▸ What to work on
Omit the pictures and output exactly the lines from the start of the entries through the line containing "import seaborn as sns".

▸ Records provided
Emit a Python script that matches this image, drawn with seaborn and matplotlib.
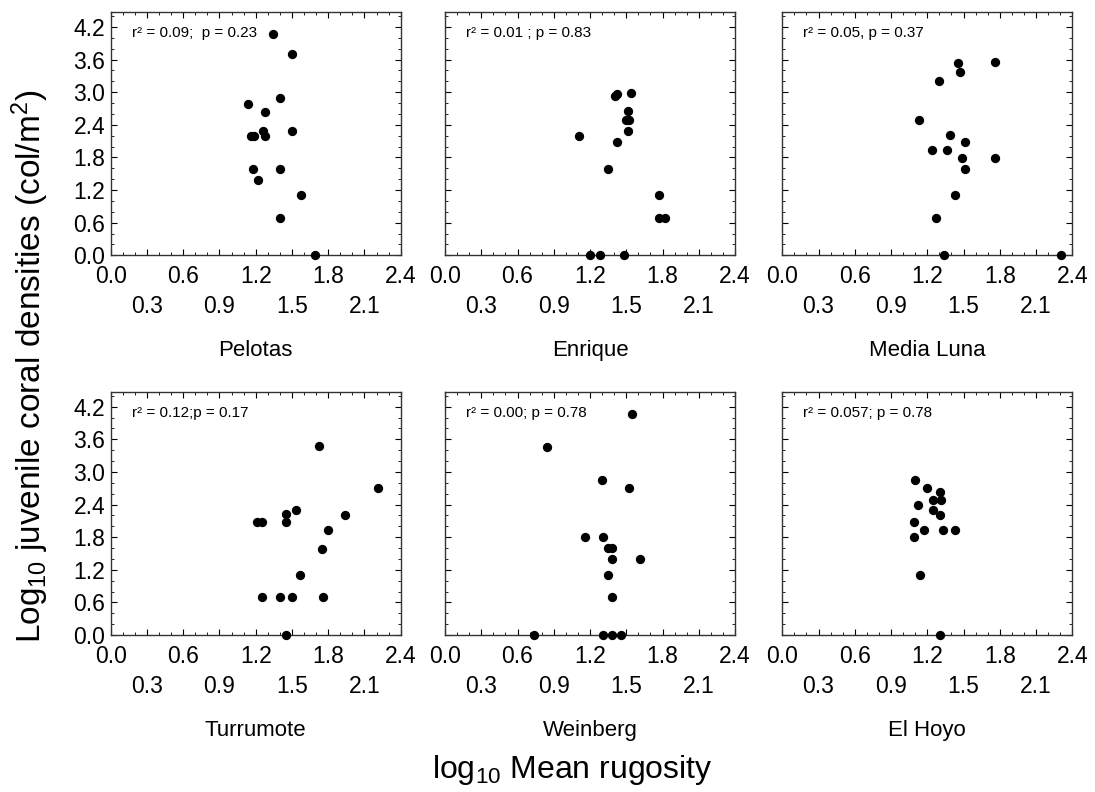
import numpy as np
import pandas as pd
import matplotlib
matplotlib.use("Agg")
import matplotlib.pyplot as plt
from matplotlib.ticker import MultipleLocator
import seaborn as sns

# ---------------- data ----------------
sites = ["Pelotas", "Enrique", "Media Luna", "Turrumote", "Weinberg", "El Hoyo"]

pelotas_x = [1.34, 1.50, 1.40, 1.14, 1.28, 1.26, 1.50, 1.16, 1.19, 1.28, 1.175, 1.40, 1.22, 1.575, 1.40, 1.69]
pelotas_y = [4.08, 3.70, 2.89, 2.78, 2.64, 2.29, 2.29, 2.20, 2.20, 2.20, 1.59, 1.59, 1.38, 1.11, 0.69, 0.0]

enrique_x = [1.11, 1.41, 1.42, 1.54, 1.515, 1.525, 1.50, 1.515, 1.42, 1.35, 1.77, 1.77, 1.82, 1.20, 1.28, 1.485]
enrique_y = [2.20, 2.93, 2.97, 2.98, 2.65, 2.49, 2.49, 2.29, 2.09, 1.59, 1.11, 0.69, 0.69, 0.0, 0.0, 0.0]

medialuna_x = [1.76, 1.45, 1.47, 1.30, 1.13, 1.39, 1.51, 1.24, 1.365, 1.49, 1.76, 1.51, 1.43, 1.27, 1.34, 2.31]
medialuna_y = [3.56, 3.53, 3.38, 3.21, 2.49, 2.21, 2.08, 1.93, 1.93, 1.79, 1.79, 1.59, 1.11, 0.69, 0.0, 0.0]

turrumote_x = [1.72, 2.215, 1.53, 1.45, 1.94, 1.21, 1.255, 1.45, 1.80, 1.745, 1.57, 1.255, 1.40, 1.50, 1.76, 1.45]
turrumote_y = [3.48, 2.70, 2.30, 2.22, 2.21, 2.08, 2.08, 2.08, 1.94, 1.59, 1.11, 0.70, 0.70, 0.70, 0.70, 0.0]

weinberg_x = [1.55, 0.84, 1.30, 1.52, 1.16, 1.31, 1.35, 1.38, 1.38, 1.61, 1.35, 1.38, 0.74, 1.31, 1.38, 1.455]
weinberg_y = [4.07, 3.46, 2.85, 2.70, 1.81, 1.81, 1.60, 1.60, 1.40, 1.40, 1.11, 0.70, 0.0, 0.0, 0.0, 0.0]

elhoyo_x = [1.10, 1.20, 1.305, 1.245, 1.31, 1.125, 1.245, 1.305, 1.09, 1.17, 1.33, 1.43, 1.09, 1.14, 1.305]
elhoyo_y = [2.85, 2.70, 2.63, 2.49, 2.49, 2.40, 2.30, 2.21, 2.08, 1.94, 1.94, 1.94, 1.81, 1.11, 0.0]

stats_text = ["r\u00b2 = 0.09;  p = 0.23", "r\u00b2 = 0.01 ; p = 0.83", "r\u00b2 = 0.05, p = 0.37",
              "r\u00b2 = 0.12;p = 0.17", "r\u00b2 = 0.00; p = 0.78", "r\u00b2 = 0.057; p = 0.78"]

xs = [pelotas_x, enrique_x, medialuna_x, turrumote_x, weinberg_x, elhoyo_x]
ys = [pelotas_y, enrique_y, medialuna_y, turrumote_y, weinberg_y, elhoyo_y]

x_major = [0.0, 0.3, 0.6, 0.9, 1.2, 1.5, 1.8, 2.1, 2.4]
x_labels = ["0.0", "\n0.3", "0.6", "\n0.9", "1.2", "\n1.5", "1.8", "\n2.1", "2.4"]
y_major = [0.0, 0.6, 1.2, 1.8, 2.4, 3.0, 3.6, 4.2]

# ---------------- style ----------------
sns.set_theme(style="ticks")
plt.rcParams["font.family"] = ["Liberation Sans", "DejaVu Sans"]
plt.rcParams["mathtext.fontset"] = "custom"
plt.rcParams["mathtext.rm"] = "Liberation Sans"
plt.rcParams["mathtext.it"] = "Liberation Sans:italic"
plt.rcParams["mathtext.default"] = "regular"
for key in ["text.color", "axes.labelcolor", "xtick.color", "ytick.color"]:
    plt.rcParams[key] = "black"

fig = plt.figure(figsize=(10.95, 7.92), dpi=100)

W, H = 1095.0, 792.0
col_left = [110.7, 445.0, 782.3]
col_w = 290.0
row_bottom = [255.3, 635.0]
row_h = 243.0

for i, site in enumerate(sites):
    r, c = divmod(i, 3)
    ax = fig.add_axes([col_left[c] / W, 1 - row_bottom[r] / H, col_w / W, row_h / H])
    df = pd.DataFrame({"x": xs[i], "y": ys[i]})
    sns.scatterplot(data=df, x="x", y="y", ax=ax, color="black", s=45,
                    linewidth=0, clip_on=False, zorder=3)
    ax.set_xlim(0, 2.4)
    ax.set_ylim(0, 4.47)
    ax.set_xticks(x_major)
    ax.set_xticklabels(x_labels)
    ax.xaxis.set_minor_locator(MultipleLocator(0.1))
    ax.set_yticks(y_major)
    ax.yaxis.set_minor_locator(MultipleLocator(0.2))
    ax.tick_params(which="both", direction="in", top=True, right=True, color="black")
    ax.tick_params(which="major", length=4.5, width=0.8, labelsize=16.5)
    ax.tick_params(axis="x", which="major", pad=7)
    ax.tick_params(axis="y", which="major", pad=4)
    ax.tick_params(which="minor", length=2.5, width=0.6)
    for lbl in ax.get_xticklabels():
        lbl.set_linespacing(1.38)
    if c != 0:
        ax.set_yticklabels([])
    for sp in ax.spines.values():
        sp.set_linewidth(1.0)
        sp.set_color("#333333")
    ax.set_ylabel("")
    ax.set_xlabel(site, fontsize=16, labelpad=16)
    ax.text(0.072, 0.915, stats_text[i], transform=ax.transAxes, fontsize=11,
            ha="left", va="center")

fig.text(0.028, 0.537, "Log$_{10}$ juvenile coral densities (col/m$^2$)",
         rotation=90, ha="center", va="center", fontsize=24)
fig.text(0.523, 0.028, "log$_{10}$ Mean rugosity", ha="center", va="center", fontsize=23)

fig.savefig("out.png", dpi=100)
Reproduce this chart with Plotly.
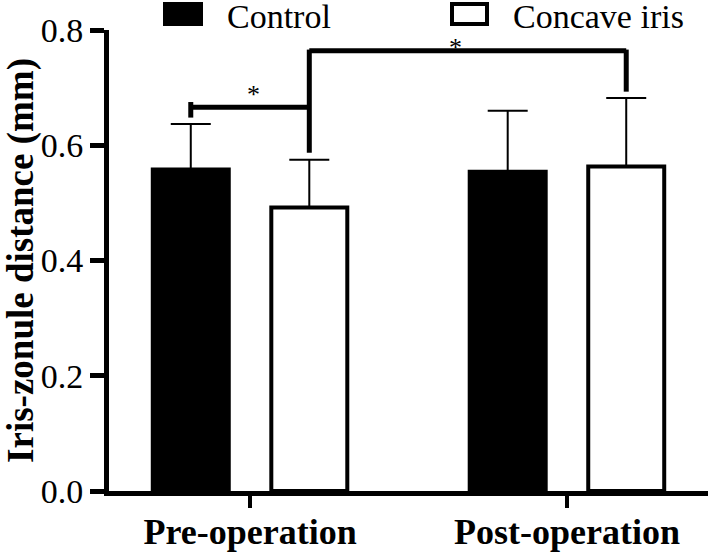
import plotly.graph_objects as go

# ---- data ----
categories = ["Pre-operation", "Post-operation"]
series_names = ["Control", "Concave iris"]
control_mean = [0.558, 0.554]
control_sd = [0.079, 0.106]
concave_mean = [0.492, 0.563]
concave_sd = [0.083, 0.119]
y_ticks = [0.0, 0.2, 0.4, 0.6, 0.8]
y_ticktext = ["0.0", "0.2", "0.4", "0.6", "0.8"]
sig_star = "*"

FONT = "Liberation Serif"

fig = go.Figure()
fig.add_trace(go.Bar(
    name=series_names[0], x=categories, y=control_mean,
    marker=dict(color="black", line=dict(color="black", width=4)),
    error_y=dict(type="data", array=control_sd, symmetric=False, arrayminus=[0, 0],
                 color="black", thickness=2, width=20),
    showlegend=False,
))
fig.add_trace(go.Bar(
    name=series_names[1], x=categories, y=concave_mean,
    marker=dict(color="white", line=dict(color="black", width=4)),
    error_y=dict(type="data", array=concave_sd, symmetric=False, arrayminus=[0, 0],
                 color="black", thickness=2, width=20),
    showlegend=False,
))

L = 109
W = 708 - L
T = 30
B = 61
H = 552 - T - B

fig.update_layout(
    width=708, height=552,
    margin=dict(l=L, r=0, t=T, b=B, autoexpand=False),
    paper_bgcolor="white", plot_bgcolor="white",
    barmode="group", bargap=0.252, bargroupgap=0.359,
    font=dict(family=FONT, color="black"),
)
fig.update_xaxes(
    range=[-0.445, 1.445], showline=True, linecolor="black", linewidth=5,
    ticks="outside", ticklen=12, tickwidth=4, tickcolor="black",
    tickfont=dict(family=FONT, size=36, color="black", weight="bold"),
    ticklabelstandoff=-7,
    showgrid=False, zeroline=False, automargin=False,
)
fig.update_yaxes(
    range=[0, 0.8], tickvals=y_ticks, ticktext=y_ticktext,
    showline=True, linecolor="black", linewidth=5,
    ticks="outside", ticklen=14, tickwidth=5, tickcolor="black",
    tickfont=dict(family=FONT, size=34, color="black"),
    showgrid=False, zeroline=False, automargin=False,
    title=dict(text="<b>Iris-zonule distance (mm)</b>",
               font=dict(family=FONT, size=37, color="black"), standoff=0),
)

off = 0.187
x_ctrl_pre = 0 - off
x_conc_pre = 0 + off
x_conc_post = 1 + off
lw = 5
line = dict(color="black", width=lw)
fig.add_shape(type="line", x0=x_ctrl_pre, x1=x_ctrl_pre, y0=0.648, y1=0.675, xref="x", yref="y", line=line)
fig.add_shape(type="line", x0=x_ctrl_pre, x1=x_conc_pre, y0=0.666, y1=0.666, xref="x", yref="y", line=line)
fig.add_shape(type="line", x0=x_conc_pre, x1=x_conc_pre, y0=0.587, y1=0.766, xref="x", yref="y", line=line)
fig.add_shape(type="line", x0=x_conc_pre, x1=x_conc_post, y0=0.764, y1=0.764, xref="x", yref="y", line=line)
fig.add_shape(type="line", x0=x_conc_post, x1=x_conc_post, y0=0.693, y1=0.766, xref="x", yref="y", line=line)

fig.add_annotation(x=0.01, y=0.660, text=sig_star, showarrow=False, xref="x", yref="y",
                   yanchor="bottom", font=dict(family=FONT, size=26, color="black"))
fig.add_annotation(x=0.647, y=0.741, text=sig_star, showarrow=False, xref="x", yref="y",
                   yanchor="bottom", font=dict(family=FONT, size=26, color="black"))

def px_x(p):
    return (p - L) / W

def px_y(p):
    return (552 - B - p) / H

fig.add_shape(type="rect", xref="paper", yref="paper",
              x0=px_x(163), x1=px_x(203), y0=px_y(26), y1=px_y(2),
              fillcolor="black", line=dict(color="black", width=0))
fig.add_shape(type="rect", xref="paper", yref="paper",
              x0=px_x(452), x1=px_x(487), y0=px_y(24), y1=px_y(4),
              fillcolor="white", line=dict(color="black", width=4))
fig.add_annotation(x=px_x(225), y=px_y(16), xref="paper", yref="paper", text=series_names[0],
                   showarrow=False, xanchor="left", yanchor="middle",
                   font=dict(family=FONT, size=34, color="black"))
fig.add_annotation(x=px_x(511), y=px_y(16), xref="paper", yref="paper", text=series_names[1],
                   showarrow=False, xanchor="left", yanchor="middle",
                   font=dict(family=FONT, size=34, color="black"))

fig.write_html("out.html", config={"displayModeBar": False},
               post_script="document.body.style.margin='0';document.body.style.overflow='hidden';")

▸ Solution
Emit a Python script that matches this image, drawn with seaborn and matplotlib.
import numpy as np
import pandas as pd
import matplotlib
matplotlib.use("Agg")
import matplotlib.pyplot as plt
from matplotlib.ticker import MultipleLocator
import seaborn as sns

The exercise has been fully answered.